One of the researchers (Owens) interviewed participants in their own homes, using an interview which was organized around nine open-ended questions. Some questions explored the nature of the human-animal relationship, such as, “Tell me about how/when you realized you considered your companion animal a family member.”
The questions also delved into whether these relationship dynamics were in keeping with human parenting, like, “Do you consider yourself a parent [to your pet]? If yes, describe your parenting style.” Other questions held companion animals and human children in parallel: “As a mother of human children, how does parenting compare to your relationship with your companion animal?” The interviews were then examined and coded for themes.
The results were striking. There were two major revelations about those who did not consider themselves pet parents:
1. Roughly 20 percent of the participants firmly did not see themselves as pet parents, and approximately 15 percent only somewhat felt themselves to be pet parents. Of this non-pet parent group, it was mostly men who felt that they were not pet parents, though they did feel that their pets were family members. Two-thirds of these non-pet parents were parents of humans.
These participants used an array of descriptors to describe their relationship with their pet, including “roommate,” “caretaker,” “friend,” “companion,” and quite remarkably “the one that can pour the food for them.” Despite using language that they could apply to parent a human child, such as “taken care of them and nurtured them and watched them grow up,” the non-pet parents in this study did not embrace the term parent, dad, or mom.
2. Many of the participants who did not identify as pet parents were engaged in the animal rights movement, which maintains that keeping a pet for the sake of human happiness is immoral because it essentially reduces animals to things. From this perspective, animals have agency and will, and thus these participants felt for philosophical reasons that they should not assume ownership or a parental role. One participant expressed:
"I don’t consider saying I am a father as it gives some entitlement over pets. I hate it when people say they are the owner of an animal because you don’t really own it. It is rather a part of your life, a companion. I don’t like the connotation. I am more of a caretaker. We just share each other’s lives, and I provide for them. That’s how I see it. I just have a different view. Most people think about it in a way that they own that animal. I don’t see it that way, though. That just means that you come first. If he bites or scratches me, I look at it from the point that I annoyed him. He was letting me know that he does not want me to do that anymore.”

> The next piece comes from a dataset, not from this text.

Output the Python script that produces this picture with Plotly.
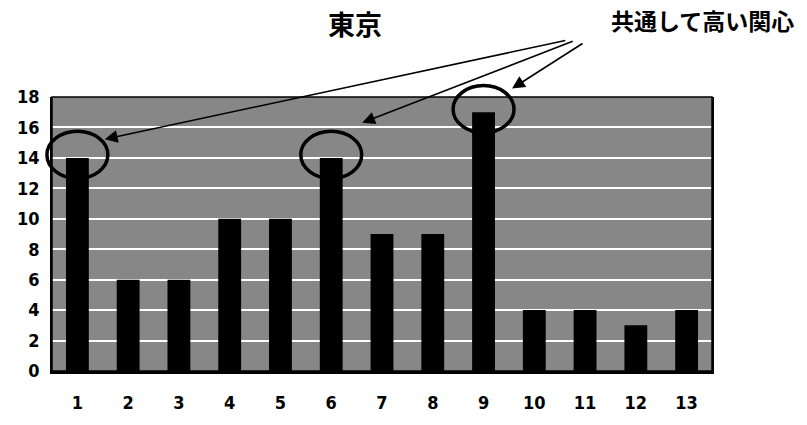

Participants who identified themselves as pet parents saw their roles in relation to their pets differently, and they varied depending on whether or not they had human children—and the age of their human children. There were three major findings:
1. Pet parents without children borrowed heavily from broader cultural narratives surrounding parenting in constructing their relationship with their pet. Since the language around pet parenting is less developed than that of human parenting, the researchers contend that using this more established language might lend more parental “legitimacy” for pet parents.

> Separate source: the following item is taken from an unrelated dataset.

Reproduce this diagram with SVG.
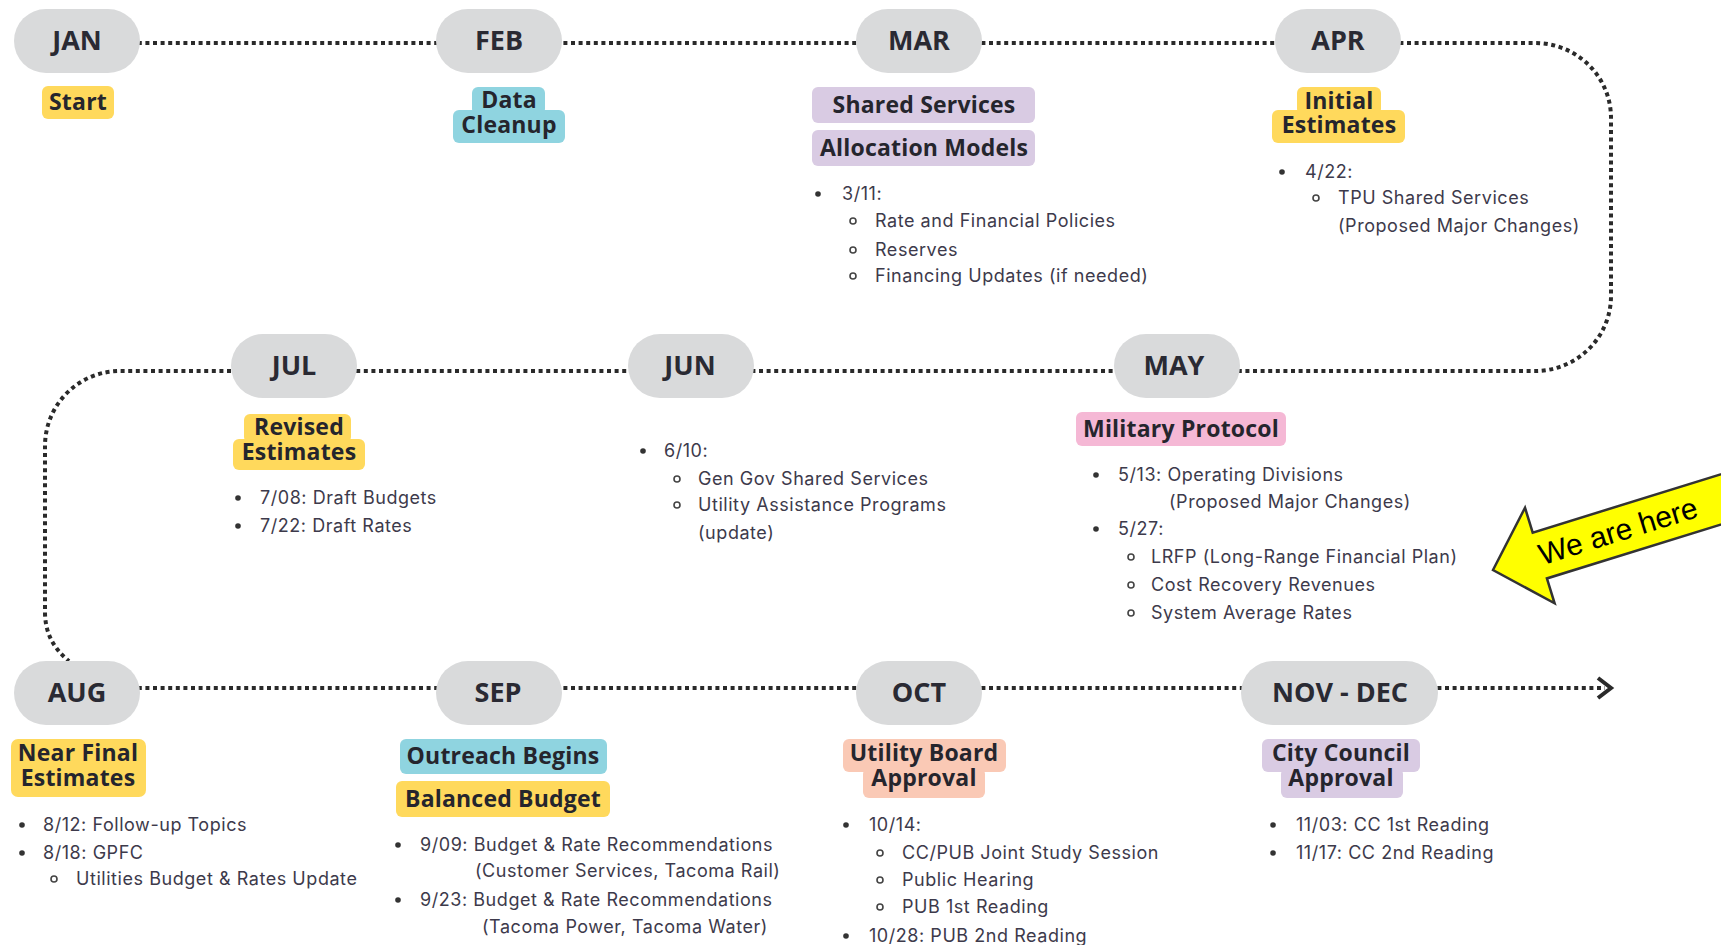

Pet parents also highlighted the importance of teaching in their relationship with their pet, much like a parent of a human child. As one participant explained:
"I don’t want Max (her dog) to misbehave while we’re doing this interview, and so I know I planned to have things in advance to distract him as if you’re distracting a child . . . because I don’t want him to jump on you. We’re still training him. He still doesn’t know a lot of things. We’re still trying to get him to not jump on people and biting.”
At the same time, many childless pet parents in this study planned on having human children in the future and viewed pet parenting as a form of training and practice for this upcoming event.
Schooling their pets was also a salient feature for pet parents. As one participant remarked: “Yeah, I’m his dad, definitely. I mean, I take care of him, whatever he needs. Take him to the doctor, feed him, water, let him out. If there was a cat school, I’d take him there.”
2. Parents of younger children described their experiences of pet parenting in terms of the differences between parenting pets versus children. Many reported that parenting pets helped prepare them for having human children, often comparing their experiences of parenting in terms of before and after having children. As one participant reflected: “. . . it’s so much more involved than having a pet. Your pet can give you love, but they don’t understand everything that you need to do to raise a child . . . It’s a totally different dynamic.”
Participants also expressed guilt about how their relationship with their pet changed after they had children, describing how they don’t have the same level of time, energy, and work. Another participant explained:
“It takes so much of my time and energy, and I think the cats know that, and there have been times where I have felt bad, because I felt, look, I’m so tired by the end of the day or during the day when the two little ones are napping and Alexander’s in school that I just want to sit in quiet for a few seconds, and then they come to me. I feel like they need love because they haven’t got much time and attention from me or Rick [husband] or whatever, and I feel bad, and I try to love them, and that’s why we try to make nighttime as much about the cats as we can.”
In interspecies families, participants admitted that the value and/or treatment towards their pets changed after human children arrived. This speaks to a concept known as “flexible personhood,” in which treatment and regard shifts as a result of changes in circumstances. As one participant put things, “He [dog] wasn’t getting enough attention. I felt so guilty. I was so busy with the baby, but he is a dog. He can for a while be by himself.”
3. Parents of older human children described parenting in terms of the similarities between children and pets. They also described caring for their pets emotionally and physically with joy. When one participant was asked whether she parented her dog differently than she parented her son, she said, “No. I told Elliot [her son], ‘We spoil the dog just like we spoiled you.’ I said, ‘We never left you alone, and we never left the dog alone.’”
Of note, pet parents of older children characterized their role differently than childless pet parents, as they did not talk about training or disciplining their pets. And unlike pet parents of younger children, the pet parents of older children did not highlight the differences between parenting young children and pets. Given this group’s emphasis on mutual care and joy, the authors suggest that perhaps it is this group that finds being a pet parent and part of an interspecies family most rewarding.
Interspecies Parenting: How Pet Parents Construct Their Roles. Nicole Owens and Liz Grauerholz. Humanity & Society 1-24. 2018.